Santa Barbara Museum of Natural History





The earliest roots of the Santa Barbara Museum of Natural History extend back to 1876 when a group of professional scientists and amateurs founded the Santa Barbara Natural History Society with a small museum at 1226 State Street. This pioneer effort waned around the turn of the century but was reinforced in 1916 with the arrival of noted ornithologist William Leon Dawson from Ohio. Together with a group of prominent Santa Barbarans, Dawson founded the Museum of Comparative Oology, at first located in two outbuildings on his property on Puesta del Sol in Mission Canyon and based on his own extensive collection of bird eggs as well as collections of several members of the community. Dawson and his friends believed that oology-the study of bird eggs-"would throw a flood of light upon the trend of life itself," yielding "the secrets of life's origins and its destiny."
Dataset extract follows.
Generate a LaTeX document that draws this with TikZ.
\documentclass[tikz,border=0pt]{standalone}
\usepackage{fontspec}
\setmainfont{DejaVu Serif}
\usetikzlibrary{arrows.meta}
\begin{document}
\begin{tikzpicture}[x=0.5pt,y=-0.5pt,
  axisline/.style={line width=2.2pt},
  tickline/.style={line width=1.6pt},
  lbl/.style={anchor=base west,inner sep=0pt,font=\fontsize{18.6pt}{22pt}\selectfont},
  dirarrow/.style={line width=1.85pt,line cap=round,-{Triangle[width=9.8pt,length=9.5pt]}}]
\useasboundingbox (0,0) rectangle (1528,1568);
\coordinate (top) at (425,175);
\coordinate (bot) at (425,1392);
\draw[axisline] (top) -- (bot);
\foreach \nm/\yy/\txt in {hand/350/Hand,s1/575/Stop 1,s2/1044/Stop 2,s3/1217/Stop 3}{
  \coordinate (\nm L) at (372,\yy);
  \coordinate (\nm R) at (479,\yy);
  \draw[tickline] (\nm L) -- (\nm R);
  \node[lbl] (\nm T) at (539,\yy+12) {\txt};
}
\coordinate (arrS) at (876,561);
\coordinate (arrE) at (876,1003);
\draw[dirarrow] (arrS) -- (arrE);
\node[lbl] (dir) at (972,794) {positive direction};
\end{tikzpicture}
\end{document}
The Board of Directors soon broadened their vision and expanded the museum to interpret other aspects of natural history. Even though located in a small community on the West Coast, the museum attracted supporters of great vision and generosity as well as directors and staff of great ability and national standing. Among the former was the Hazard family, particularly Dr. Caroline Hazard, President of Wellesley College, who donated a portion of her estate in Mission Canyon for a new museum building and campus. The new building, built with funds donated by Mrs. Rowland G. Hazard in memory of her late husband, opened in 1923 and was soon expanded with several wings funded by other generous supporters from the community. Foremost among these generous patrons was Maj. Max Fleischmann, heir to the Fleischmann Yeast fortune.
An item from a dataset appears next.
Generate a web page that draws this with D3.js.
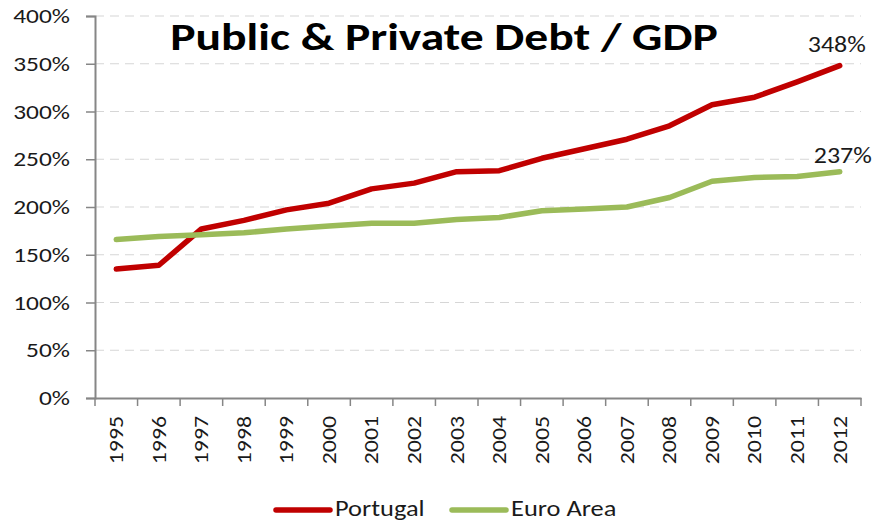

Trained at the Denver Museum of Natural History, Egmont Rett joined the Museum in 1923. He was a taxidermist and diorama artist of legendary skills who introduced many innovations in the preparation of live mounts and the production of models that had national impact. In the 1930s and 1960s, famous artists of the California school of plein-aire painters produced backgrounds for dioramas that earned the museum great reputation.